The June exhibit also includes original Ladies Home Journal advertisements from the 1920s which described Jacquard as “a new way to beautify blankets.”

Sketched images of young women wrapping themselves in the blanket accompany the text.

Esmond Mill was also known for its Navajo blanket, renamed the Indian blanket after objections from the Navajo tribe.

These items are highly collectible. One vintage Indian blanket on eBay will sell for more than $700, while the other blankets are marked for hundreds less.

The exhibit also includes the wool Woonaska blanket, named after the Woonasquatucket River that Achille grew up near.

Residents can also view a powder blue and bright pink baby room, full of the signature Bunny Esmond baby blanket. Bunny Esmond was the official mascot of Esmond Mill and the company came out with a children’s book in 1924 following his adventures. In the book, Bunny Esmond is always cold until, unsurprisingly, someone wraps him in a blanket.

But the displays are more than just cute designs to gawk at. Achille said they provide locals with a piece of tangible history.

Many residents of Esmond village in Smithfield have ancestors who worked in the mill.

“Now they have something to see that their family members touched and created,” Achille said.

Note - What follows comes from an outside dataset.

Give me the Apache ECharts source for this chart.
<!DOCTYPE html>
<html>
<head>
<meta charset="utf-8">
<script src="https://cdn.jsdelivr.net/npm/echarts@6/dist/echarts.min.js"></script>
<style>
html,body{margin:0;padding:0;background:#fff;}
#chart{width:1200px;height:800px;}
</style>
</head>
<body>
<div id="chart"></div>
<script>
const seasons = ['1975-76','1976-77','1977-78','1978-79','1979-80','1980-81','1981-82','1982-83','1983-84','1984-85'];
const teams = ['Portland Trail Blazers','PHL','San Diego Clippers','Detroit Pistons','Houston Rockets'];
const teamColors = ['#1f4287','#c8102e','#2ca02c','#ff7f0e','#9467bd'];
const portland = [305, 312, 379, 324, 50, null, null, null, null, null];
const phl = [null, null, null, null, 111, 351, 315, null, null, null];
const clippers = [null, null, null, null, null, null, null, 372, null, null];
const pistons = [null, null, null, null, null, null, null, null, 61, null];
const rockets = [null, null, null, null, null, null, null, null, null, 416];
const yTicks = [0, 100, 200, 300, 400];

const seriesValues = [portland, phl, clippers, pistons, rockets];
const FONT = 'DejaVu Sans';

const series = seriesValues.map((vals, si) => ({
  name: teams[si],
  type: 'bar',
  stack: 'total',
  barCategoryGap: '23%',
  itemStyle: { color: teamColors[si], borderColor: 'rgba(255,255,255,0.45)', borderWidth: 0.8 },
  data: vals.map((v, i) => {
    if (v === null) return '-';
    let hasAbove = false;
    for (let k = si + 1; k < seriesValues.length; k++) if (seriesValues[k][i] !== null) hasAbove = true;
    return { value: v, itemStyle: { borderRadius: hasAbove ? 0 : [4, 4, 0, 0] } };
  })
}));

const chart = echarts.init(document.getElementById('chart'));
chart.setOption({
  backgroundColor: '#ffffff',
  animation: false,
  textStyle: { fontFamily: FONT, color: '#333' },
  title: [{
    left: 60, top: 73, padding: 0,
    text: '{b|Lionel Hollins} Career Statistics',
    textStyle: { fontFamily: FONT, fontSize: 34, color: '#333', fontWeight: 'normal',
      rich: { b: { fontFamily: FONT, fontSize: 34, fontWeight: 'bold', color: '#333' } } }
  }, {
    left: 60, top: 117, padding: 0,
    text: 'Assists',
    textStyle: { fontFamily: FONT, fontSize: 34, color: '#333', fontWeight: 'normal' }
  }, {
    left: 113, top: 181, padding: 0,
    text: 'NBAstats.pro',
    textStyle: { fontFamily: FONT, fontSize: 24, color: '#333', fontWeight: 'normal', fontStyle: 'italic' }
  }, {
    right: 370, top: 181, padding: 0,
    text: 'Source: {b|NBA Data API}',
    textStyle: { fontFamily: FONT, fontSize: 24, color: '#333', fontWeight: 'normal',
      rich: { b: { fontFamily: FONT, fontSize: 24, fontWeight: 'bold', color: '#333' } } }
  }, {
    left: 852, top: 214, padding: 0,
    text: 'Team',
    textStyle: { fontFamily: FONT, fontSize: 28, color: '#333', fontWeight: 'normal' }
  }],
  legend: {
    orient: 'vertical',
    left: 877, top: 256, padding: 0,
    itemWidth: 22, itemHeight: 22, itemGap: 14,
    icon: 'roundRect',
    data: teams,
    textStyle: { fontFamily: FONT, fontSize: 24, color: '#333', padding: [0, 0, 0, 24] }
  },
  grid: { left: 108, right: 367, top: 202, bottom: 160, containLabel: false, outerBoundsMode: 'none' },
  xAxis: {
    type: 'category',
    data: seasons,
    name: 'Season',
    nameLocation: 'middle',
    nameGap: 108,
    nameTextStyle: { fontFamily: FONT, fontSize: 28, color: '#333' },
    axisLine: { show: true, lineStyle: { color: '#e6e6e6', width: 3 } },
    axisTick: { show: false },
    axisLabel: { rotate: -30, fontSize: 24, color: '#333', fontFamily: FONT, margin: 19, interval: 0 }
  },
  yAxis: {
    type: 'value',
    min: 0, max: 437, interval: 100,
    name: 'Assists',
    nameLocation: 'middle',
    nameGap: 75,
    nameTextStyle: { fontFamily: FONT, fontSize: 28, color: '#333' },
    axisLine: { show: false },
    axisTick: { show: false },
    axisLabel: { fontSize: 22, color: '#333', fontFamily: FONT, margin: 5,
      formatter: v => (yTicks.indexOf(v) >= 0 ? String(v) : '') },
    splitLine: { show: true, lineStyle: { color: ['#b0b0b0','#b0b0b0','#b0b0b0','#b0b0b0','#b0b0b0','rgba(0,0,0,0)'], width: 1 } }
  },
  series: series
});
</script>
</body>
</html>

The public can view more than 60 Esmond Mill blankets and other memorabilia on June 17, from 11 a.m. to 4 p.m., June 21, from 5 p.m. to 8 p.m., and June 24, from 11 a.m. to 4 p.m.

A donation of $3 contributes to preservation of the museum.

Children especially loved the Bunny Esmond blanket and the storybook detailing the adventure’s of this miniature icon who was the official mascot of Esmond Mill.